━━━ Given data

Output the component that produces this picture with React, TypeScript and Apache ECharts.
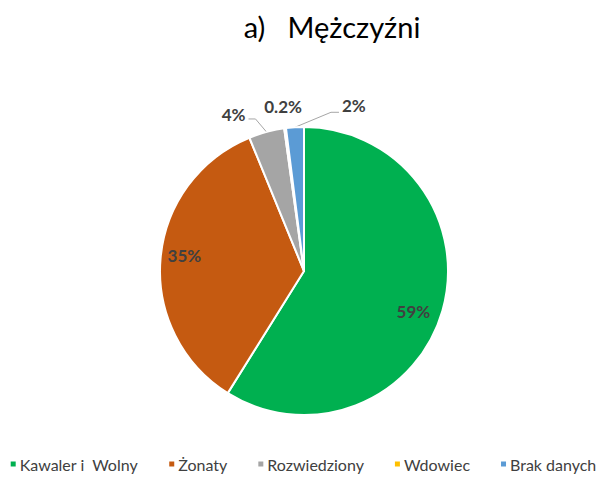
import React, { useEffect, useRef } from "react";
import * as echarts from "echarts";

const categories = ["Kawaler i  Wolny", "Żonaty", "Rozwiedziony", "Wdowiec", "Brak danych"];
const values = [59, 35, 4, 0.2, 2];
const colors = ["#00B050", "#C55A11", "#A5A5A5", "#FFC000", "#5B9BD5"];
const titleText = "a)   Mężczyźni";

export default function App() {
  const ref = useRef<HTMLDivElement>(null);
  useEffect(() => {
    if (!ref.current) return;
    const chart = echarts.init(ref.current, undefined, { renderer: "svg" });
    const font = "Lato, 'Open Sans', sans-serif";
    const labelBase = {
      fontFamily: font,
      fontSize: 17,
      fontWeight: "bold" as const,
      color: "#404040",
      formatter: "{c}%",
    };
    const lineColor = "#A6A6A6";
    chart.setOption({
      animation: false,
      color: colors,
      title: {
        text: titleText,
        left: 327,
        top: 7,
        textAlign: "center",
        textStyle: { fontFamily: font, fontSize: 29, fontWeight: "normal", color: "#000" },
      },
      legend: {
        top: 456,
        left: "center",
        icon: "rect",
        itemWidth: 7,
        itemHeight: 7,
        itemGap: 29,
        padding: 0,
        textStyle: { fontFamily: font, fontSize: 16, color: "#404040", padding: [0, 0, 0, -2] },
        data: categories,
      },
      series: [
        {
          type: "pie",
          center: [304, 271],
          radius: [0, 144],
          startAngle: 90,
          clockwise: true,
          avoidLabelOverlap: false,
          itemStyle: { borderColor: "#fff", borderWidth: 2 },
          labelLine: { lineStyle: { color: lineColor, width: 1 }, length: 14, length2: 9 },
          labelLayout: (p: any) => {
            const pts = p.labelLinePoints;
            if (!pts) return { hideOverlap: false, moveOverlap: false };
            const p0 = pts[0];
            if (p.dataIndex === 2) {
              const p1 = [p0[0] - 11, p0[1] - 13];
              const p2 = [p1[0] - 7, p1[1]];
              return {
                x: p2[0] - 3,
                y: p2[1] - 4,
                align: "right",
                verticalAlign: "middle",
                labelLinePoints: [p0, p1, p2],
                hideOverlap: false,
              };
            }
            if (p.dataIndex === 3) {
              return {
                x: p0[0] - 2,
                y: p0[1] - 22,
                align: "center",
                verticalAlign: "middle",
                hideOverlap: false,
              };
            }
            if (p.dataIndex === 4) {
              const p1 = [p0[0] + 36, p0[1] - 15];
              const p2 = [p1[0] + 8, p1[1]];
              return {
                x: p2[0] + 3,
                y: p2[1] - 7,
                align: "left",
                verticalAlign: "middle",
                labelLinePoints: [p0, p1, p2],
                hideOverlap: false,
              };
            }
            return { hideOverlap: false };
          },
          data: categories.map((name, i) => ({
            name,
            value: values[i],
            label:
              i < 2
                ? { show: false }
                : { show: true, position: "outside", ...labelBase },
            labelLine:
              i < 2
                ? { show: false }
                : i === 3
                ? { show: true, lineStyle: { opacity: 0 } }
                : { show: true },
          })),
        },
        {
          type: "pie",
          center: [304, 271],
          radius: [88, 144],
          startAngle: 90,
          clockwise: true,
          silent: true,
          legendHoverLink: false,
          itemStyle: { color: "transparent" },
          labelLine: { show: false },
          labelLayout: (p: any) => {
            if (p.dataIndex === 0) return { dx: -5, dy: 8, hideOverlap: false };
            if (p.dataIndex === 1) return { dx: -1, dy: -5, hideOverlap: false };
            return {};
          },
          data: categories.map((name, i) => ({
            name,
            value: values[i],
            label: i < 2 ? { show: true, position: "inside", ...labelBase } : { show: false },
          })),
        },
      ],
    });
    return () => chart.dispose();
  }, []);
  return (
    <div
      ref={ref}
      style={{ position: "fixed", left: 0, top: 0, width: 605, height: 479, background: "#fff" }}
    />
  );
}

━━━━━━

Restate the listing above word for word, and skip the pictures.

Output the component that produces this picture with React, TypeScript and Apache ECharts.
import React, { useEffect, useRef } from "react";
import * as echarts from "echarts";

const categories = ["Kawaler i  Wolny", "Żonaty", "Rozwiedziony", "Wdowiec", "Brak danych"];
const values = [59, 35, 4, 0.2, 2];
const colors = ["#00B050", "#C55A11", "#A5A5A5", "#FFC000", "#5B9BD5"];
const titleText = "a)   Mężczyźni";

export default function App() {
  const ref = useRef<HTMLDivElement>(null);
  useEffect(() => {
    if (!ref.current) return;
    const chart = echarts.init(ref.current, undefined, { renderer: "svg" });
    const font = "Lato, 'Open Sans', sans-serif";
    const labelBase = {
      fontFamily: font,
      fontSize: 17,
      fontWeight: "bold" as const,
      color: "#404040",
      formatter: "{c}%",
    };
    const lineColor = "#A6A6A6";
    chart.setOption({
      animation: false,
      color: colors,
      title: {
        text: titleText,
        left: 327,
        top: 7,
        textAlign: "center",
        textStyle: { fontFamily: font, fontSize: 29, fontWeight: "normal", color: "#000" },
      },
      legend: {
        top: 456,
        left: "center",
        icon: "rect",
        itemWidth: 7,
        itemHeight: 7,
        itemGap: 29,
        padding: 0,
        textStyle: { fontFamily: font, fontSize: 16, color: "#404040", padding: [0, 0, 0, -2] },
        data: categories,
      },
      series: [
        {
          type: "pie",
          center: [304, 271],
          radius: [0, 144],
          startAngle: 90,
          clockwise: true,
          avoidLabelOverlap: false,
          itemStyle: { borderColor: "#fff", borderWidth: 2 },
          labelLine: { lineStyle: { color: lineColor, width: 1 }, length: 14, length2: 9 },
          labelLayout: (p: any) => {
            const pts = p.labelLinePoints;
            if (!pts) return { hideOverlap: false, moveOverlap: false };
            const p0 = pts[0];
            if (p.dataIndex === 2) {
              const p1 = [p0[0] - 11, p0[1] - 13];
              const p2 = [p1[0] - 7, p1[1]];
              return {
                x: p2[0] - 3,
                y: p2[1] - 4,
                align: "right",
                verticalAlign: "middle",
                labelLinePoints: [p0, p1, p2],
                hideOverlap: false,
              };
            }
            if (p.dataIndex === 3) {
              return {
                x: p0[0] - 2,
                y: p0[1] - 22,
                align: "center",
                verticalAlign: "middle",
                hideOverlap: false,
              };
            }
            if (p.dataIndex === 4) {
              const p1 = [p0[0] + 36, p0[1] - 15];
              const p2 = [p1[0] + 8, p1[1]];
              return {
                x: p2[0] + 3,
                y: p2[1] - 7,
                align: "left",
                verticalAlign: "middle",
                labelLinePoints: [p0, p1, p2],
                hideOverlap: false,
              };
            }
            return { hideOverlap: false };
          },
          data: categories.map((name, i) => ({
            name,
            value: values[i],
            label:
              i < 2
                ? { show: false }
                : { show: true, position: "outside", ...labelBase },
            labelLine:
              i < 2
                ? { show: false }
                : i === 3
                ? { show: true, lineStyle: { opacity: 0 } }
                : { show: true },
          })),
        },
        {
          type: "pie",
          center: [304, 271],
          radius: [88, 144],
          startAngle: 90,
          clockwise: true,
          silent: true,
          legendHoverLink: false,
          itemStyle: { color: "transparent" },
          labelLine: { show: false },
          labelLayout: (p: any) => {
            if (p.dataIndex === 0) return { dx: -5, dy: 8, hideOverlap: false };
            if (p.dataIndex === 1) return { dx: -1, dy: -5, hideOverlap: false };
            return {};
          },
          data: categories.map((name, i) => ({
            name,
            value: values[i],
            label: i < 2 ? { show: true, position: "inside", ...labelBase } : { show: false },
          })),
        },
      ],
    });
    return () => chart.dispose();
  }, []);
  return (
    <div
      ref={ref}
      style={{ position: "fixed", left: 0, top: 0, width: 605, height: 479, background: "#fff" }}
    />
  );
}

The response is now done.